Una pecora gigante, un esemplare considerato in via d'estinzione, eppure ucciso ugualmente durante una battuta di caccia notturna per mano di Donald Trump Junior, figlio maggiore del presidente americano grazie a un permesso speciale rilasciato in maniera retroattiva proprio dal padre.
Una pecora gigante, un esemplare considerato in via d’estinzione, eppure ucciso ugualmente durante una battuta di caccia notturna per mano di Donald Trump Junior, figlio maggiore del presidente americano grazie a un permesso speciale rilasciato in maniera retroattiva proprio dal padre. A rivelarlo è il sito investigativo ProPublica secondo cui, l’agosto scorso il giovane Trump era stato in Mongolia con un viaggio comprato nel 2015 ad una raccolta di fondi a favore della maggiore lobby delle armi americana, la National Rifle association.
Gli argali vivono negli altopiani rocciosi dell’Asia centrale in una remota regione della Mongolia. La specie è in via d’estinzione ed è caratterizzata da gigantesche corna ricurve. Eppure, ciò non ha impedito a Trump Junior di uccidere questo raro animale in un’avventura supportata da risorse del governo degli Stati Uniti e della Mongolia, che hanno inviato servizi di sicurezza per accompagnare il figlio maggiore e il nipote del presidente nel viaggio di più giorni.
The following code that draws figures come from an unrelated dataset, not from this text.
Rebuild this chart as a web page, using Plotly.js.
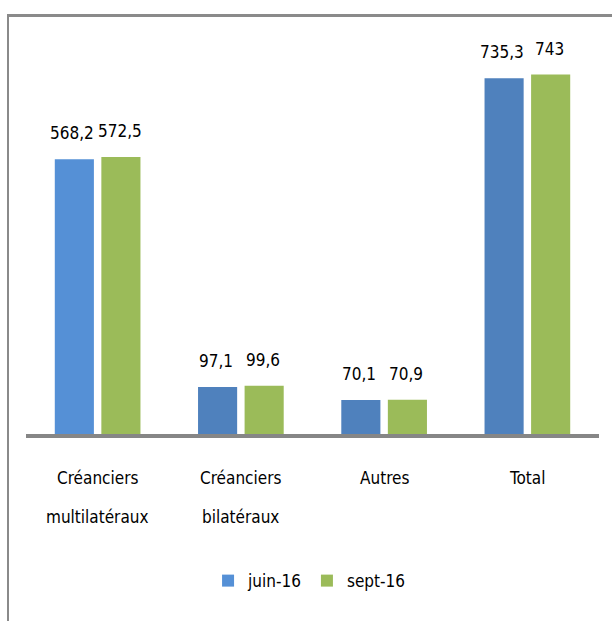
<!DOCTYPE html>
<html>
<head>
<meta charset="utf-8">
<script src="https://cdn.plot.ly/plotly-3.0.1.min.js"></script>
<style>
body{margin:0;background:#fff;}
#cadre{position:absolute;left:7px;top:14px;width:620px;height:620px;border-left:2px solid #8a8a8a;border-top:3px solid #8a8a8a;}
#grafica{position:absolute;left:0;top:0;width:612px;height:621px;}
</style>
</head>
<body>
<div id="cadre"></div>
<div id="grafica"></div>
<script>
// ---------- Données ----------
const categories = ["Créanciers multilatéraux", "Créanciers bilatéraux", "Autres", "Total"];
const ligne1 = ["Créanciers", "Créanciers", "Autres", "Total"];
const ligne2 = ["multilatéraux", "bilatéraux", "", ""];

const juin16 = [568.2, 97.1, 70.1, 735.3];
const sept16 = [572.5, 99.6, 70.9, 743];

const etiquettesJuin = ["568,2", "97,1", "70,1", "735,3"];
const etiquettesSept = ["572,5", "99,6", "70,9", "743"];

// ---------- Style ----------
const police = "Liberation Sans Narrow, DejaVu Sans Condensed, sans-serif";
const bleus = ["#5590d6", "#4f81bd", "#4f81bd", "#4f81bd"];
const vert = "#9bbb59";

const bargap = 0.35;
const largeurCat = 573 / 4;
const decal = largeurCat * (1 - bargap) / 4;

const traces = [
  {
    type: "bar",
    name: "juin-16",
    x: categories,
    y: juin16,
    marker: {color: bleus},
    hoverinfo: "none"
  },
  {
    type: "bar",
    name: "sept-16",
    x: categories,
    y: sept16,
    marker: {color: vert},
    hoverinfo: "none"
  }
];

let annotations = [];

// étiquettes de valeurs
for (let i = 0; i < categories.length; i++) {
  annotations.push({
    x: categories[i], y: juin16[i], xref: "x", yref: "y",
    text: etiquettesJuin[i], showarrow: false,
    xshift: -decal - 2, yshift: 26, yanchor: "middle",
    font: {family: police, size: 17, color: "#000"}
  });
  annotations.push({
    x: categories[i], y: sept16[i], xref: "x", yref: "y",
    text: etiquettesSept[i], showarrow: false,
    xshift: decal - 1, yshift: 26, yanchor: "middle",
    font: {family: police, size: 17, color: "#000"}
  });
}

// libellés des catégories
for (let i = 0; i < categories.length; i++) {
  annotations.push({
    x: categories[i], y: 0, xref: "x", yref: "y",
    text: ligne1[i], showarrow: false,
    yshift: -44, yanchor: "middle",
    font: {family: police, size: 17, color: "#000"}
  });
  if (ligne2[i]) {
    annotations.push({
      x: categories[i], y: 0, xref: "x", yref: "y",
      text: ligne2[i], showarrow: false,
      yshift: -83, yanchor: "middle",
      font: {family: police, size: 17, color: "#000"}
    });
  }
}

const layout = {
  width: 612,
  height: 621,
  margin: {l: 26, r: 13, t: 47, b: 187},
  paper_bgcolor: "rgba(0,0,0,0)",
  plot_bgcolor: "rgba(0,0,0,0)",
  barmode: "group",
  bargap: bargap,
  bargroupgap: 0.16,
  showlegend: true,
  legend: {
    orientation: "h",
    x: 0.494, xanchor: "center",
    y: -0.38, yanchor: "middle",
    font: {family: police, size: 17, color: "#000"}
  },
  xaxis: {
    type: "category",
    range: [-0.5, 3.5],
    showline: true,
    linecolor: "#868686",
    linewidth: 4,
    showticklabels: false,
    ticks: "",
    showgrid: false,
    zeroline: false
  },
  yaxis: {
    range: [0, 800],
    visible: false,
    showgrid: false,
    zeroline: false
  },
  annotations: annotations
};

Plotly.newPlot("grafica", traces, layout, {displayModeBar: false, staticPlot: true});
</script>
</body>
</html>
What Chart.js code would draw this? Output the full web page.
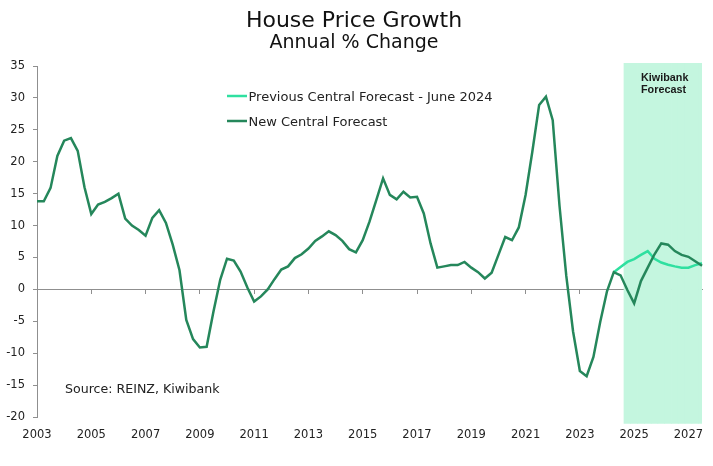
<!DOCTYPE html>
<html>
<head>
<meta charset="utf-8">
<script src="https://cdn.jsdelivr.net/npm/chart.js@4.4.1/dist/chart.umd.min.js"></script>
<style>
  html, body { margin: 0; padding: 0; background: #ffffff; }
  #wrap { position: relative; width: 713px; height: 466px; }
</style>
</head>
<body>
<div id="wrap"><canvas id="c"></canvas></div>
<script>
// ---------- DATA ----------
const firstYear = 2003;
const lastYear = 2027;
const quarterCount = 99; // 2003 Q1 .. 2027 Q3
const quarterLabels = [];
for (let y = firstYear; y <= lastYear; y++) {
  for (let q = 1; q <= 4; q++) quarterLabels.push(y + ' Q' + q);
}
quarterLabels.length = quarterCount;

const tickYears = ['2003','2005','2007','2009','2011','2013','2015','2017','2019','2021','2023','2025','2027'];

// New Central Forecast (history + forecast), annual % change, quarterly
const newCentral = [
  13.8, 13.8, 15.9, 20.9, 23.3, 23.7, 21.7, 16.0,   // 2003-2004
  11.8, 13.3, 13.7, 14.3, 15.0, 11.1, 10.0, 9.3,    // 2005-2006
  8.4, 11.2, 12.4, 10.4, 7.0, 3.0, -4.8, -7.8,      // 2007-2008
  -9.1, -9.0, -3.5, 1.5, 4.8, 4.5, 2.8, 0.3,        // 2009-2010
  -1.9, -1.1, 0.0, 1.6, 3.1, 3.6, 4.9, 5.5,         // 2011-2012
  6.4, 7.6, 8.3, 9.1, 8.5, 7.6, 6.3, 5.8,           // 2013-2014
  7.7, 10.6, 14.0, 17.4, 14.8, 14.1, 15.3, 14.4,    // 2015-2016
  14.5, 11.9, 7.2, 3.4, 3.6, 3.8, 3.8, 4.3,         // 2017-2018
  3.4, 2.7, 1.7, 2.6, 5.4, 8.2, 7.7, 9.7,           // 2019-2020
  14.8, 21.6, 28.9, 30.2, 26.5, 13.1, 2.1, -6.6,    // 2021-2022
  -12.8, -13.6, -10.6, -5.1, -0.3, 2.7, 2.2, -0.1,  // 2023-2024
  -2.2, 1.3, 3.4, 5.5, 7.2, 7.0, 6.0, 5.4,          // 2025-2026
  5.1, 4.4, 3.7                                      // 2027 Q1-Q3
];

// Previous Central Forecast - June 2024 (starts 2024 Q2)
const prevStartLabel = '2024 Q2';
const prevValues = [2.7, 3.5, 4.3, 4.75, 5.4, 6.0, 4.8, 4.2, 3.85, 3.6, 3.4, 3.4, 3.8, 4.1];

// Kiwibank forecast shading period
const forecastStartLabel = '2024 Q4';
const shadeRange = [-21, 35.4];

// ---------- BUILD SERIES ----------
const prevStart = quarterLabels.indexOf(prevStartLabel);
const prevCentral = quarterLabels.map((l, i) => (i >= prevStart ? prevValues[i - prevStart] : null));
const forecastStart = quarterLabels.indexOf(forecastStartLabel);
const shade = quarterLabels.map((l, i) => (i >= forecastStart ? shadeRange : null));

// ---------- STYLE ----------
const DARK = '#25875b';
const LIGHT = '#2fe0a0';
const SHADE = '#c4f6df';
const AXIS = '#8f8f8f';
const TXT = '#222222';
const FONT = "'DejaVu Sans', 'Liberation Sans', sans-serif";

function isYearTick(index) {
  const l = quarterLabels[index];
  return !!l && l.endsWith('Q1') && tickYears.includes(l.slice(0, 4));
}

const textPlugin = {
  id: 'texts',
  afterDraw(chart) {
    const c = chart.ctx;
    c.save();
    c.fillStyle = '#111111';
    c.textAlign = 'center';
    c.textBaseline = 'alphabetic';
    c.font = '22px ' + FONT;
    c.fillText('House Price Growth', 354, 27);
    c.font = '19px ' + FONT;
    c.fillText('Annual % Change', 354, 48);

    // legend
    const items = [
      { label: chart.data.datasets[1].label, color: LIGHT, y: 96 },
      { label: chart.data.datasets[0].label, color: DARK, y: 121 }
    ];
    c.textAlign = 'left';
    c.font = '13px ' + FONT;
    items.forEach(it => {
      c.strokeStyle = it.color;
      c.lineWidth = 2.5;
      c.beginPath();
      c.moveTo(227, it.y);
      c.lineTo(247, it.y);
      c.stroke();
      c.fillStyle = TXT;
      c.fillText(it.label, 248.5, it.y + 4.6);
    });

    // source
    c.font = '12.6px ' + FONT;
    c.fillStyle = TXT;
    c.fillText('Source: REINZ, Kiwibank', 65, 393);

    // Kiwibank forecast label
    c.font = "bold 10.8px 'Liberation Sans', sans-serif";
    c.fillStyle = '#1a1a1a';
    c.fillText('Kiwibank', 641, 80.7);
    c.fillText('Forecast', 641, 93.3);
    c.restore();
  }
};

new Chart(document.getElementById('c'), {
  type: 'line',
  data: {
    labels: quarterLabels,
    datasets: [
      {
        type: 'line',
        label: 'New Central Forecast',
        data: newCentral,
        borderColor: DARK,
        backgroundColor: DARK,
        borderWidth: 2.5,
        pointRadius: 0,
        tension: 0,
        order: 1
      },
      {
        type: 'line',
        label: 'Previous Central Forecast - June 2024',
        data: prevCentral,
        borderColor: LIGHT,
        backgroundColor: LIGHT,
        borderWidth: 2.5,
        pointRadius: 0,
        tension: 0,
        spanGaps: false,
        order: 2
      },
      {
        type: 'bar',
        label: 'Kiwibank Forecast',
        data: shade,
        backgroundColor: SHADE,
        borderWidth: 0,
        barPercentage: 1,
        categoryPercentage: 1,
        grouped: false,
        clip: { left: 0, right: 0, top: 4, bottom: 7 },
        order: 3
      }
    ]
  },
  options: {
    responsive: true,
    maintainAspectRatio: false,
    animation: false,
    events: [],
    layout: { padding: { top: 66, right: 11, bottom: 0, left: 0 } },
    plugins: {
      legend: { display: false },
      tooltip: { enabled: false },
      title: { display: false }
    },
    scales: {
      x: {
        type: 'category',
        offset: false,
        grid: { display: false, drawTicks: false },
        border: { display: false },
        ticks: {
          autoSkip: false,
          maxRotation: 0,
          minRotation: 0,
          padding: 11,
          color: TXT,
          font: { family: FONT, size: 11.5 },
          callback: (v, i) => (isYearTick(v) ? quarterLabels[v].slice(0, 4) : '')
        },
        afterFit: s => { s.height = 49; }
      },
      x2: {
        type: 'category',
        labels: quarterLabels,
        position: { y: 0 },
        offset: false,
        ticks: { display: false },
        grid: {
          drawOnChartArea: false,
          drawTicks: true,
          tickLength: 4,
          lineWidth: 1,
          color: ctx => (ctx.tick && ctx.tick.value > 0 && isYearTick(ctx.tick.value) ? AXIS : 'rgba(0,0,0,0)')
        },
        border: { display: true, color: AXIS, width: 1 }
      },
      y: {
        min: -20,
        max: 35,
        ticks: {
          stepSize: 5,
          padding: 8,
          color: TXT,
          font: { family: FONT, size: 11.5 }
        },
        grid: { drawOnChartArea: false, drawTicks: true, tickLength: 4, color: AXIS },
        border: { display: true, color: AXIS, width: 1 },
        afterFit: s => { s.width = 37; }
      }
    }
  },
  plugins: [textPlugin]
});
</script>
</body>
</html>
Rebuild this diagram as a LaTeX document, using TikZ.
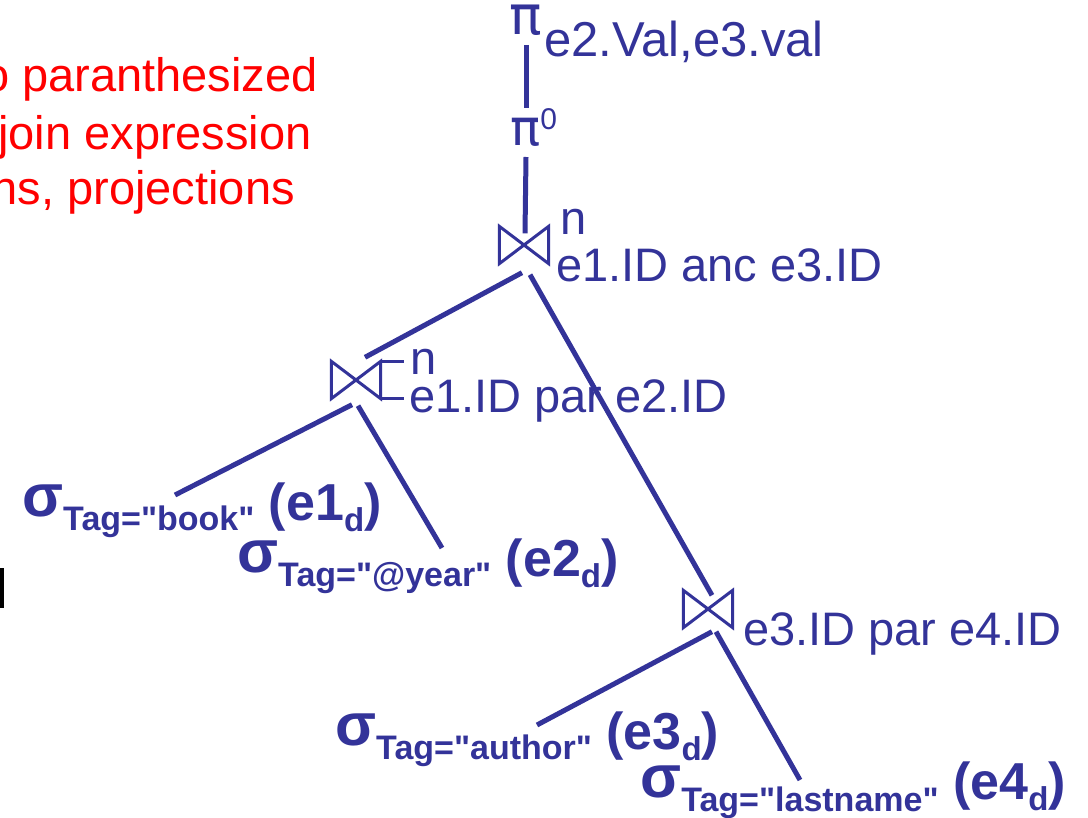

Ma non solo, l’uccisione di argali è controllata da un sistema di autorizzazioni che si basa su una sottile connessione tra denaro e politica. I trofei mongoli sono molto ambiti e le corna di questi arieti vengono considerati come un tesoro nazionale.
Adesso non è chiaro se Trump junior abbia portato a casa il trofeo, per la cui importazione avrebbe avuto bisogno di un permesso delle autorità statunitensi (ma per lui niente di più facile), ciò che è certo secondo ProPublica è che abbia ucciso un argale, anche se nessuna foto è circolata in rete. Al contrario nel 2012, durante una battuta di caccia in Zimbabwe,Donald junior e il fratello Eric, avevano diffuso le immagini dei loro trofei.
Tra l’uccisione e il rilascio del permesso il mese dopo aver lasciato il paese, si dice che Trump abbia incontrato il presidente, Khaltmaagiin Battulga, suggerendo la possibilità di prestare particolare attenzione al figlio del presidente degli Stati Uniti.
“Trump Jr ha sparato sugli argali di notte, usando un fucile con mirino laser e ha ordinato alle guide locali di non smembrare le corna sul luogo, ma di portare la carcassa in modo da non danneggiare la pelliccia e le corna stesse”, dice Khuandyg Akhbas, 50 anni, una delle guide che sostiene anche che il ragazzo abbia ucciso un cervo, chiedendo lo stesso permesso speciale.
Per importare trofei di animali appartenenti all’elenco delle specie minacciate di estinzione, un cacciatore statunitense deve dimostrare che l’uccisione sarebbe vantaggiosa per la specie in generale. Cosa che in questo caso non sussiste, tra l’altro è insolito che i permessi vengano rilasciati dopo la permenza del cacciatore.
ProPubblica ha chiesto spiegazioni al portavoce di Trump Jr sulla battuta di caccia, ma la risposta è stata che il viaggio era strettamente personale.
“Ha acquistato il viaggio di caccia di sette giorni in Mongolia in un’asta di beneficenza della National Rifle Association prima che suo padre annunciasse la sua candidatura alla presidenza nel 2015, ha detto il portavoce, ed è volato fuori dal paese”.
La Casa Bianca, il Dipartimento di Stato, il Dipartimento della Difesa e l’Ambasciata degli Stati Uniti in Mongolia non hanno, dunque, risposto alle domande sul viaggio di Trump Jr. Nel frattempo però una cosa è certa, mentre i permessi vengono concessi in maniera del tutto subdola, la popolazione di argali è scesa da 50mila nel 1985 a soli 18mila nel 2009.
I sostenitori affermano che la caccia ai trofei può aiutare a conservare le specie minacciate gestendo le dimensioni della popolazione. Dicono che le tasse sui permessi vadano a sostenere le comunità locali. Ma biologi della conservazione e gruppi per i diritti degli animali la pensano diversamente sostenendo che i programmi di caccia sono inefficaci e possono portare alla distruzione degli ecosistemi locali.